The tumorigenic potential of nicotinamide nucleotide transhydrogenase (NNT) overexpression or knockdown in SSEA1⁺ tumor-initiating cells is shown. (a) Control (Con), retroviral NNT-transduced or short interfering RNA for NNT (siNNT)-transfected U373MG SSEA1⁺ cells were injected subcutaneously and tumors were excised at 6 weeks after injection. Representative images of excised tumor mass in each group were shown. (b) Tumor volume was measured daily after tumor mass detected. (c) Intracranial orthotopic injection of control or siNNT-transfected U373MG SSEA1⁺ cells.

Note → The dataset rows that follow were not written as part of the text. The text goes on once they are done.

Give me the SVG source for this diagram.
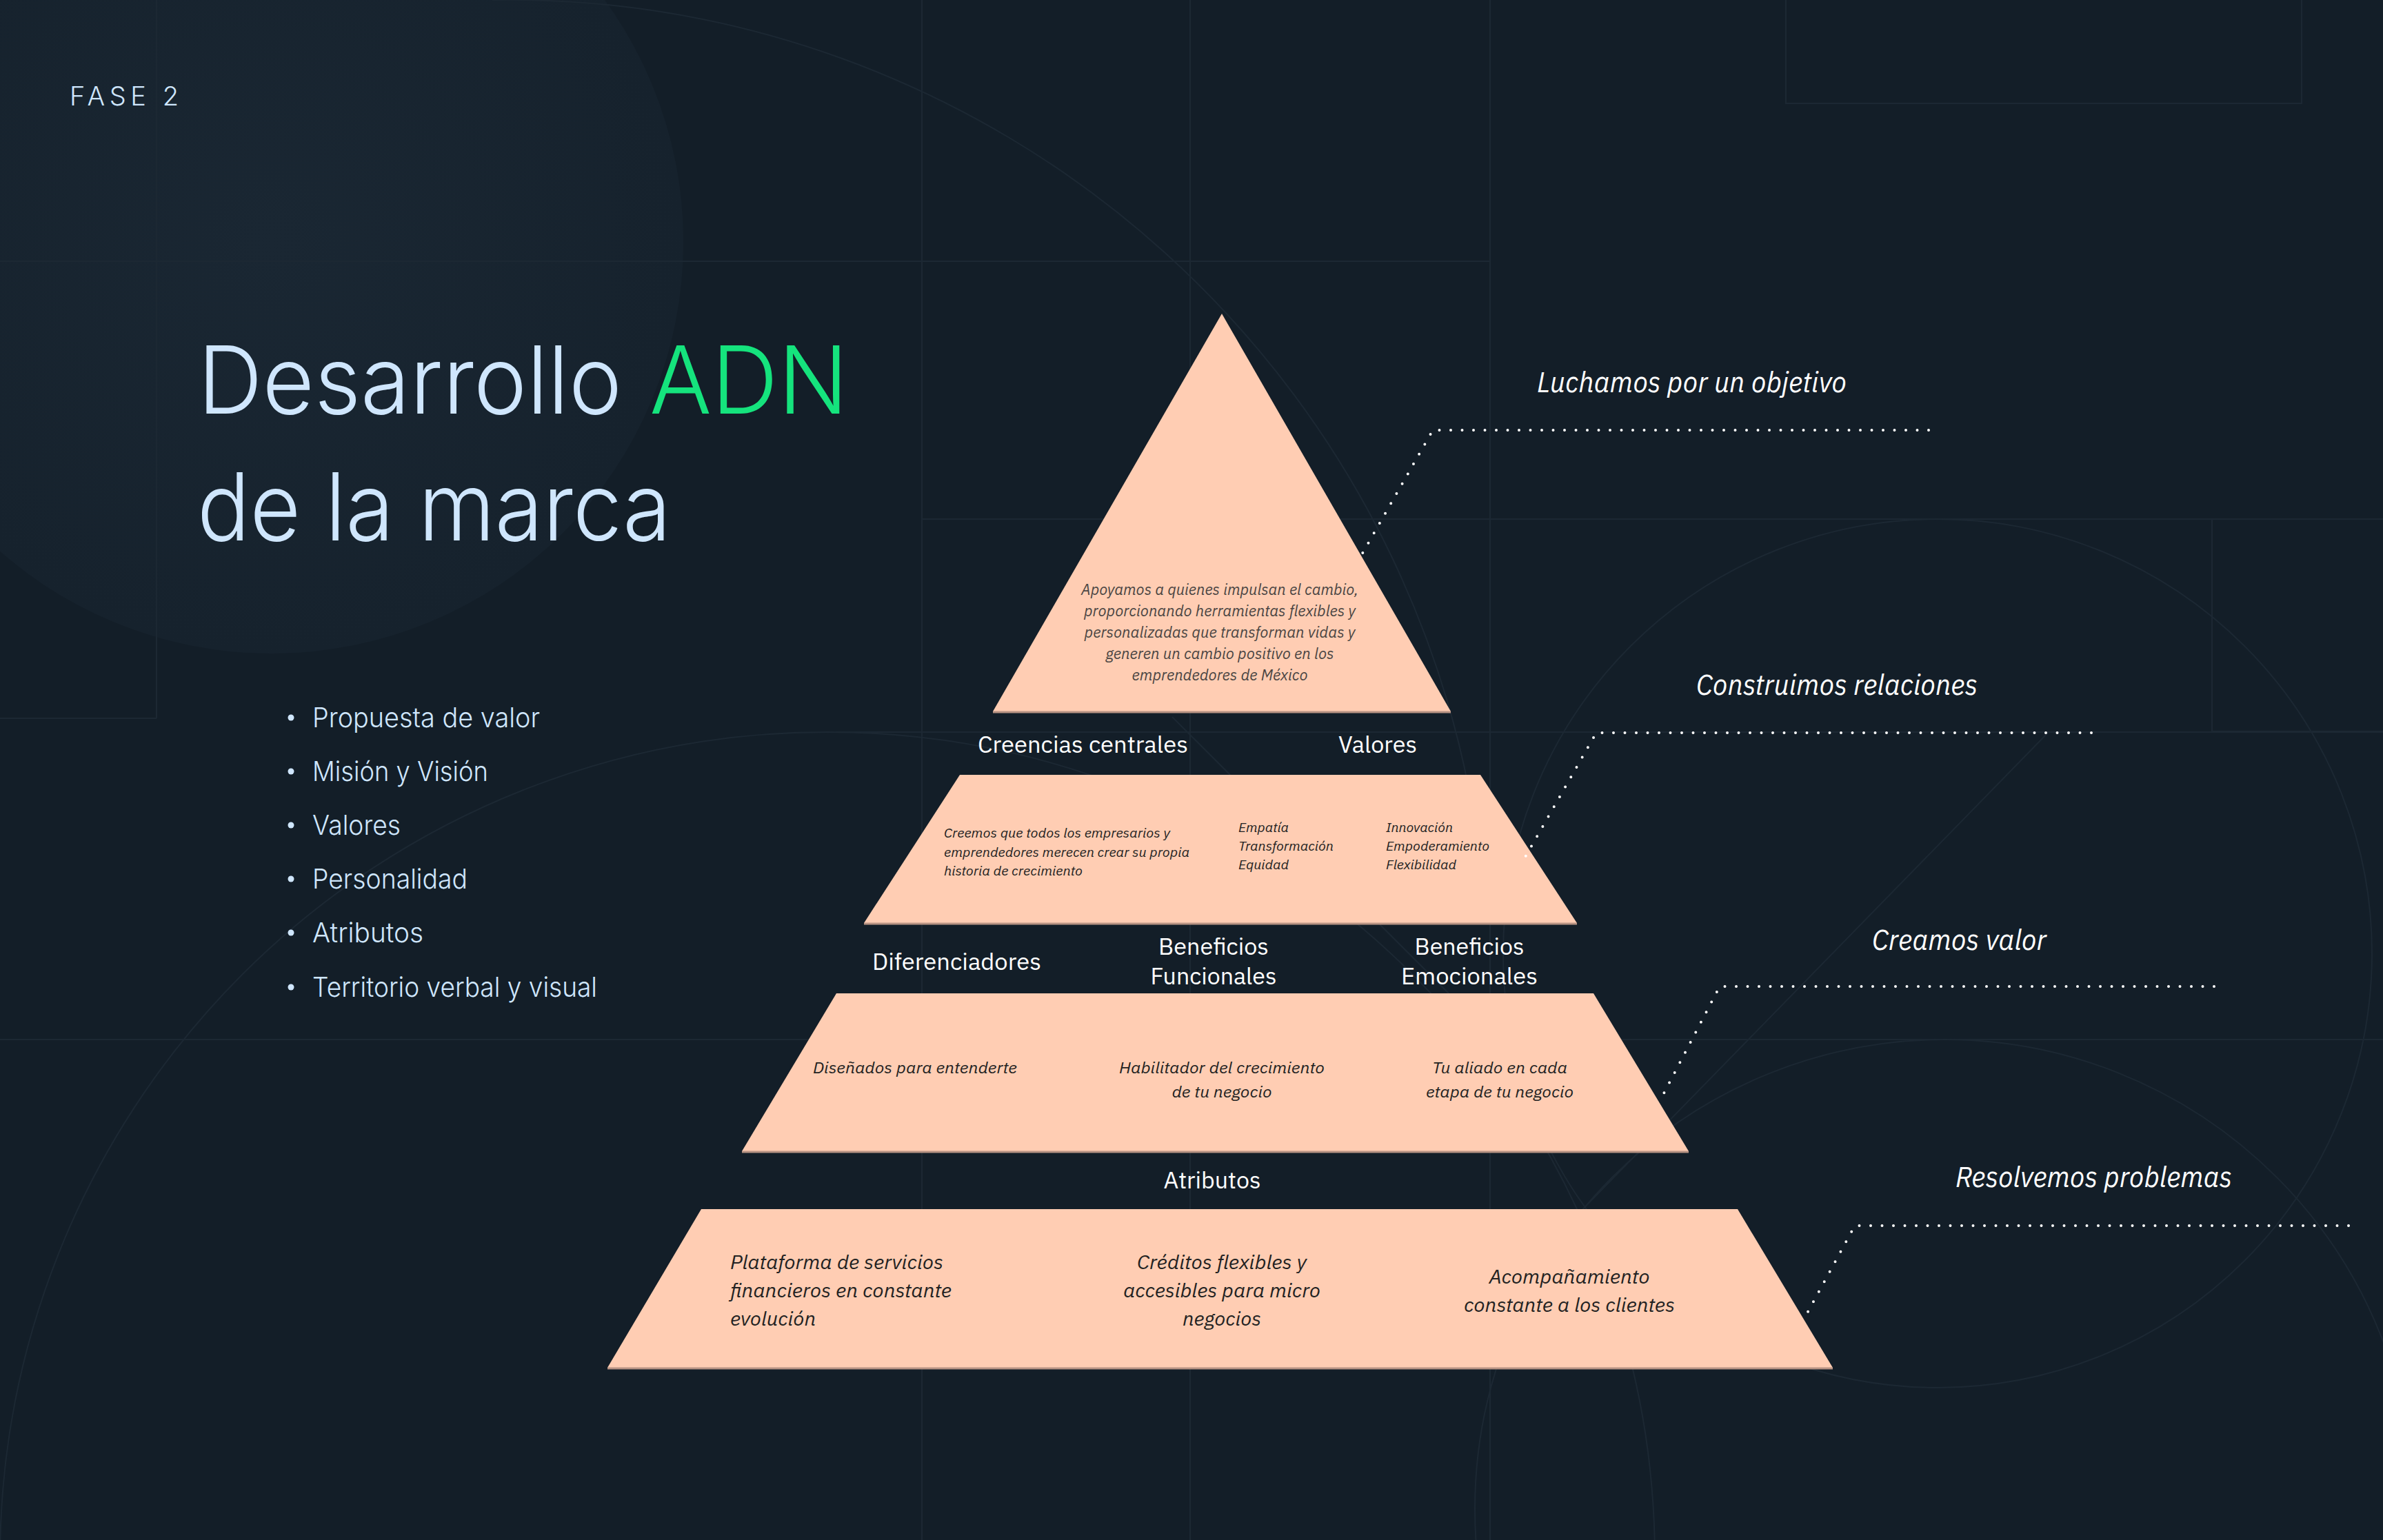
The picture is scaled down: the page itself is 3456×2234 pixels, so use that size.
<svg xmlns="http://www.w3.org/2000/svg" width="3456" height="2234" viewBox="0 0 3456 2234">
  <defs>
    <radialGradient id="disc" cx="0.5" cy="0.5" r="0.5">
      <stop offset="0" stop-color="#1a2733"/>
      <stop offset="1" stop-color="#16222d"/>
    </radialGradient>
    <style>
      .bgl{stroke:#1c2833;stroke-width:2;fill:none}
      .peach{fill:#ffcdb3}
      .edge{stroke:#b89383;stroke-width:3}
      .hdr{font-family:"IBM Plex Sans","Noto Sans","Open Sans",sans-serif;fill:#ffffff;font-size:34px}
      .it{font-family:"IBM Plex Sans","Noto Sans","Open Sans",sans-serif;font-style:italic}
      .dark{fill:#222222}
      .soft{fill:#4a4543}
      .call{fill:#ffffff;font-size:42px}
      .dots{stroke:#ffffff;stroke-width:4;stroke-linecap:round;stroke-dasharray:0 16.5;fill:none}
      .ttl{font-family:Inter,"Lato","Noto Sans",sans-serif;font-weight:300;fill:#cfe6fd}
      .blt{font-family:Inter,"Lato","Noto Sans",sans-serif;font-weight:300;fill:#cfe6fd;font-size:40px}
    </style>
  </defs>

  <!-- background -->
  <rect x="0" y="0" width="3456" height="2234" fill="#131e28"/>
  <g id="background">
    <circle cx="394" cy="351" r="597" fill="url(#disc)"/>
    <line class="bgl" x1="0" y1="379" x2="2160" y2="379"/>
    <line class="bgl" x1="227" y1="0" x2="227" y2="1042"/>
    <line class="bgl" x1="0" y1="1042" x2="227" y2="1042"/>
    <line class="bgl" x1="1337" y1="0" x2="1337" y2="2234"/>
    <line class="bgl" x1="1726" y1="0" x2="1726" y2="2234"/>
    <line class="bgl" x1="2161" y1="0" x2="2161" y2="2234"/>
    <line class="bgl" x1="1337" y1="753" x2="3456" y2="753"/>
    <line class="bgl" x1="1212" y1="1062" x2="3456" y2="1062"/>
    <line class="bgl" x1="0" y1="1508" x2="3456" y2="1508"/>
    <rect class="bgl" x="2590" y="-2" width="748" height="152"/>
    <rect class="bgl" x="3208" y="753" width="250" height="308"/>
    <circle class="bgl" cx="2810" cy="1383" r="630"/>
    <circle class="bgl" cx="2820" cy="2189" r="681"/>
    <circle class="bgl" cx="1200" cy="2262" r="1200"/>
    <path class="bgl" d="M714,0 A1420,1420 0 0 1 2152,1300"/>
    <line class="bgl" x1="1700" y1="1040" x2="2110" y2="1450"/>
    <line class="bgl" x1="2970" y1="1063" x2="2280" y2="1770"/>
  </g>

  <!-- left header -->
  <g id="phase">
    <text x="101" y="153" class="ttl" font-size="38" textLength="158" lengthAdjust="spacing">FASE 2</text>
  </g>
  <g id="title">
    <text x="287" y="600" class="ttl" font-size="136" textLength="615" lengthAdjust="spacingAndGlyphs">Desarrollo</text>
    <text x="942" y="600" class="ttl" font-size="136" style="fill:#15e37d" textLength="288" lengthAdjust="spacingAndGlyphs">ADN</text>
    <text x="286" y="784" class="ttl" font-size="136" textLength="687" lengthAdjust="spacingAndGlyphs">de la marca</text>
  </g>
  <g id="bullets">
    <circle cx="422" cy="1041" r="4.5" fill="#cfe6fd"/>
    <text x="453" y="1055" class="blt" textLength="330" lengthAdjust="spacingAndGlyphs">Propuesta de valor</text>
    <circle cx="422" cy="1119" r="4.5" fill="#cfe6fd"/>
    <text x="453" y="1133" class="blt" textLength="255" lengthAdjust="spacingAndGlyphs">Misión y Visión</text>
    <circle cx="422" cy="1197" r="4.5" fill="#cfe6fd"/>
    <text x="453" y="1211" class="blt" textLength="128" lengthAdjust="spacingAndGlyphs">Valores</text>
    <circle cx="422" cy="1275" r="4.5" fill="#cfe6fd"/>
    <text x="453" y="1289" class="blt" textLength="225" lengthAdjust="spacingAndGlyphs">Personalidad</text>
    <circle cx="422" cy="1353" r="4.5" fill="#cfe6fd"/>
    <text x="453" y="1367" class="blt" textLength="161" lengthAdjust="spacingAndGlyphs">Atributos</text>
    <circle cx="422" cy="1432" r="4.5" fill="#cfe6fd"/>
    <text x="453" y="1446" class="blt" textLength="413" lengthAdjust="spacingAndGlyphs">Territorio verbal y visual</text>
  </g>

  <!-- pyramid layer 1 -->
  <g id="layer-proposito">
    <polygon class="peach" points="1772,455 2104,1032 1440,1032"/>
    <line class="edge" x1="1440" y1="1033" x2="2104" y2="1033"/>
    <g class="it soft" font-size="22" text-anchor="middle">
      <text x="1769" y="863" textLength="402" lengthAdjust="spacingAndGlyphs">Apoyamos a quienes impulsan el cambio,</text>
      <text x="1769" y="894" textLength="394" lengthAdjust="spacingAndGlyphs">proporcionando herramientas flexibles y</text>
      <text x="1769" y="925" textLength="393" lengthAdjust="spacingAndGlyphs">personalizadas que transforman vidas y</text>
      <text x="1769" y="956" textLength="331" lengthAdjust="spacingAndGlyphs">generen un cambio positivo en los</text>
      <text x="1769" y="987" textLength="255" lengthAdjust="spacingAndGlyphs">emprendedores de México</text>
    </g>
  </g>

  <!-- labels layer 2 -->
  <g id="labels-2">
    <text x="1418" y="1092" class="hdr" textLength="305" lengthAdjust="spacingAndGlyphs">Creencias centrales</text>
    <text x="1941" y="1092" class="hdr" textLength="114" lengthAdjust="spacingAndGlyphs">Valores</text>
  </g>
  <g id="layer-creencias-valores">
    <polygon class="peach" points="1392,1124 2147,1124 2287,1339 1253,1339"/>
    <line class="edge" x1="1253" y1="1340" x2="2287" y2="1340"/>
    <g class="it dark" font-size="19">
      <text x="1369" y="1215" textLength="328" lengthAdjust="spacingAndGlyphs">Creemos que todos los empresarios y</text>
      <text x="1369" y="1243" textLength="356" lengthAdjust="spacingAndGlyphs">emprendedores merecen crear su propia</text>
      <text x="1369" y="1270" textLength="201" lengthAdjust="spacingAndGlyphs">historia de crecimiento</text>
      <text x="1796" y="1207" textLength="73" lengthAdjust="spacingAndGlyphs">Empatía</text>
      <text x="1796" y="1234" textLength="138" lengthAdjust="spacingAndGlyphs">Transformación</text>
      <text x="1796" y="1261" textLength="73" lengthAdjust="spacingAndGlyphs">Equidad</text>
      <text x="2010" y="1207" textLength="97" lengthAdjust="spacingAndGlyphs">Innovación</text>
      <text x="2010" y="1234" textLength="150" lengthAdjust="spacingAndGlyphs">Empoderamiento</text>
      <text x="2010" y="1261" textLength="102" lengthAdjust="spacingAndGlyphs">Flexibilidad</text>
    </g>
  </g>

  <!-- labels layer 3 -->
  <g id="labels-3">
    <text x="1265" y="1407" class="hdr" textLength="245" lengthAdjust="spacingAndGlyphs">Diferenciadores</text>
    <text x="1760" y="1385" class="hdr" text-anchor="middle" textLength="160" lengthAdjust="spacingAndGlyphs">Beneficios</text>
    <text x="1760" y="1428" class="hdr" text-anchor="middle" textLength="183" lengthAdjust="spacingAndGlyphs">Funcionales</text>
    <text x="2131" y="1385" class="hdr" text-anchor="middle" textLength="159" lengthAdjust="spacingAndGlyphs">Beneficios</text>
    <text x="2131" y="1428" class="hdr" text-anchor="middle" textLength="198" lengthAdjust="spacingAndGlyphs">Emocionales</text>
  </g>
  <g id="layer-beneficios">
    <polygon class="peach" points="1213,1441 2311,1441 2449,1670 1076,1670"/>
    <line class="edge" x1="1076" y1="1671" x2="2449" y2="1671"/>
    <g class="it dark" font-size="23" text-anchor="middle">
      <text x="1327" y="1557" textLength="296" lengthAdjust="spacingAndGlyphs">Diseñados para entenderte</text>
      <text x="1772" y="1557" textLength="298" lengthAdjust="spacingAndGlyphs">Habilitador del crecimiento</text>
      <text x="1772" y="1592" textLength="145" lengthAdjust="spacingAndGlyphs">de tu negocio</text>
      <text x="2175" y="1557" textLength="196" lengthAdjust="spacingAndGlyphs">Tu aliado en cada</text>
      <text x="2175" y="1592" textLength="214" lengthAdjust="spacingAndGlyphs">etapa de tu negocio</text>
    </g>
  </g>

  <!-- labels layer 4 -->
  <g id="labels-4">
    <text x="1758" y="1724" class="hdr" text-anchor="middle" textLength="141" lengthAdjust="spacingAndGlyphs">Atributos</text>
  </g>
  <g id="layer-atributos">
    <polygon class="peach" points="1017,1754 2520,1754 2658,1984 881,1984"/>
    <line class="edge" x1="881" y1="1985" x2="2658" y2="1985"/>
    <g class="it dark" font-size="28">
      <text x="1059" y="1841" textLength="309" lengthAdjust="spacingAndGlyphs">Plataforma de servicios</text>
      <text x="1059" y="1882" textLength="321" lengthAdjust="spacingAndGlyphs">financieros en constante</text>
      <text x="1059" y="1923" textLength="124" lengthAdjust="spacingAndGlyphs">evolución</text>
    </g>
    <g class="it dark" font-size="28" text-anchor="middle">
      <text x="1772" y="1841" textLength="246" lengthAdjust="spacingAndGlyphs">Créditos flexibles y</text>
      <text x="1772" y="1882" textLength="286" lengthAdjust="spacingAndGlyphs">accesibles para micro</text>
      <text x="1772" y="1923" textLength="114" lengthAdjust="spacingAndGlyphs">negocios</text>
      <text x="2276" y="1862" textLength="233" lengthAdjust="spacingAndGlyphs">Acompañamiento</text>
      <text x="2276" y="1903" textLength="306" lengthAdjust="spacingAndGlyphs">constante a los clientes</text>
    </g>
  </g>

  <!-- callout labels -->
  <g id="callout-objetivo">
    <text x="2229" y="569" class="it call" textLength="449" lengthAdjust="spacingAndGlyphs">Luchamos por un objetivo</text>
  </g>
  <g id="callout-relaciones">
    <text x="2460" y="1008" class="it call" textLength="408" lengthAdjust="spacingAndGlyphs">Construimos relaciones</text>
  </g>
  <g id="callout-valor">
    <text x="2715" y="1378" class="it call" textLength="253" lengthAdjust="spacingAndGlyphs">Creamos valor</text>
  </g>
  <g id="callout-problemas">
    <text x="2836" y="1722" class="it call" textLength="401" lengthAdjust="spacingAndGlyphs">Resolvemos problemas</text>
  </g>

  <!-- connectors -->
  <g id="connectors">
    <path class="dots" d="M2797,624 H2078 L1974,806"/>
    <path class="dots" d="M3033,1063 H2315 L2211,1245"/>
    <path class="dots" d="M3211,1431 H2494 L2412,1588"/>
    <path class="dots" d="M3406,1778 H2690 L2617,1912"/>
  </g>
</svg>
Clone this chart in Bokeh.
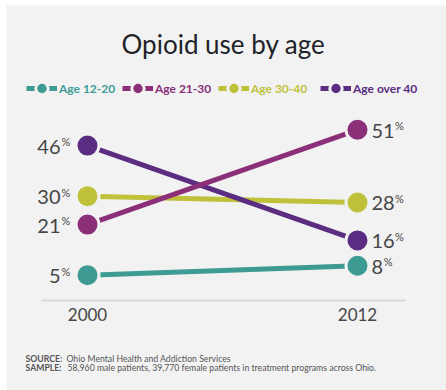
from bokeh.plotting import figure
from bokeh.models import (ColumnDataSource, Range1d, FixedTicker, Label, Legend,
                          LegendItem)
from bokeh.core.properties import value
from bokeh.embed import file_html
from bokeh.resources import INLINE

# ---- data ----
years = [2000, 2012]
series_names = ["Age 12-20", "Age 21-30", "Age 30-40", "Age over 40"]
series_values = {
    "Age 12-20": [5, 8],
    "Age 21-30": [21, 51],
    "Age 30-40": [30, 28],
    "Age over 40": [46, 16],
}
tick_labels = {2000: "2000", 2012: "2012"}
title_text = "Opioid use by age"
source_lines = [
    ("SOURCE:", "Ohio Mental Health and Addiction Services"),
    ("SAMPLE:", "58,960 male patients, 39,770 female patients in treatment programs across Ohio."),
]

colors = {
    "Age 12-20": "#3d9b94",
    "Age 21-30": "#8b2f79",
    "Age 30-40": "#bfc13b",
    "Age over 40": "#5a2d82",
}
BG = "#f2f2f2"
TEXT = "#464646"
FONT = "Lato"

p = figure(width=440, height=385, output_backend="svg", toolbar_location=None,
           title=None, x_range=Range1d(1996.4, 2015.956), y_range=Range1d(-31.48, 90.32),
           y_axis_location=None, min_border_left=0, min_border_right=0,
           min_border_top=0, min_border_bottom=0, margin=(5, 0, 0, 6))
p.background_fill_color = BG
p.border_fill_color = BG
p.outline_line_color = None
p.grid.visible = False

ax = p.xaxis[0]
ax.fixed_location = -3.005
ax.ticker = FixedTicker(ticks=years)
ax.major_label_overrides = tick_labels
ax.bounds = (1997.956, 2014.133)
ax.axis_line_color = "#d9d9d9"
ax.axis_line_width = 2
ax.major_tick_line_color = None
ax.minor_tick_line_color = None
ax.major_label_standoff = 2
ax.major_label_text_font_size = "17px"
ax.major_label_text_color = TEXT
ax.major_label_text_font = FONT

order = ["Age 12-20", "Age 30-40", "Age over 40", "Age 21-30"]
line_r = {}
dot_r = {}
srcs = {name: ColumnDataSource(dict(x=years, y=series_values[name])) for name in series_names}
for name in order:
    line_r[name] = p.line("x", "y", source=srcs[name], line_color=colors[name], line_width=5)
for name in order:
    dot_r[name] = p.scatter("x", "y", source=srcs[name], size=23, fill_color=colors[name],
                            line_color=BG, line_width=3)

# value labels
for name in series_names:
    vals = series_values[name]
    nums = [str(v) for v in vals]
    src = ColumnDataSource(dict(x=years, y=vals, t=nums,
                                pct=["%", "%"],
                                xo=[-27, 14],
                                align=["right", "left"],
                                pxo=[-26, 14 + 11.3 * len(nums[1]) + 1]))
    p.text("x", "y", text="t", source=src, x_offset="xo", y_offset=1,
           text_align="align", text_baseline="middle",
           text_font=value(FONT), text_font_size="20px", text_color=TEXT)
    p.text("x", "y", text="pct", source=src, x_offset="pxo", y_offset=-4,
           text_align="left", text_baseline="middle",
           text_font=value(FONT), text_font_size="11px", text_color=TEXT)

# legends (one per series so each label keeps its series colour)
legend_x = [20, 116, 212, 314]
for lx, name in zip(legend_x, series_names):
    leg = Legend(items=[LegendItem(label=name, renderers=[line_r[name], dot_r[name]])],
                 location=(lx, 286), orientation="horizontal",
                 background_fill_alpha=0, border_line_alpha=0,
                 padding=0, margin=0, spacing=0, label_standoff=2,
                 glyph_width=31, glyph_height=32, label_height=12,
                 label_text_font=FONT, label_text_font_size="12px",
                 label_text_font_style="bold", label_text_color=colors[name])
    p.add_layout(leg, "center")

p.add_layout(Label(x=217, y=347, x_units="screen", y_units="screen", text=title_text,
                   text_align="center", text_baseline="middle", text_font=FONT,
                   text_font_size="26px", text_color="#1f2329"))

for i, (bold, rest) in enumerate(source_lines):
    yy = 32 - 9 * i
    p.add_layout(Label(x=19, y=yy, x_units="screen", y_units="screen", text=bold,
                       text_baseline="middle", text_font=FONT, text_font_size="8.7px",
                       text_font_style="bold", text_color="#555555"))
    p.add_layout(Label(x=60 + i, y=yy, x_units="screen", y_units="screen", text=rest,
                       text_baseline="middle", text_font=FONT, text_font_size="8.7px",
                       text_color="#555555"))

open("out.html", "w").write(file_html(p, INLINE))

Representative hematoxylin and eosin images of each two mice brain (upper and lower) and higher magnification of each section (each right in group). (d) Tumor area was quantified. (e) Immunohistochemistry of Sox2 and Nestin in each brain. 4,6-Diamidino-2-phenylindole (DAPI) staining (blue) was used to identify nuclei. *P<0.05; **P<0.01; ***P<0.001 (Student’s t-test).

Figure 7

A proposed model for the importance of the maintenance of mitochondrial fitness in the prevention of tumor initiation is shown. An increase of mitochondrial NAD⁺ level with NNT overexpression impairs SSEA1⁺ tumor-initiating cell’s (TIC’s) characteristics such as sphere-forming ability and glycolytic metabolic reprogramming to produce lactate.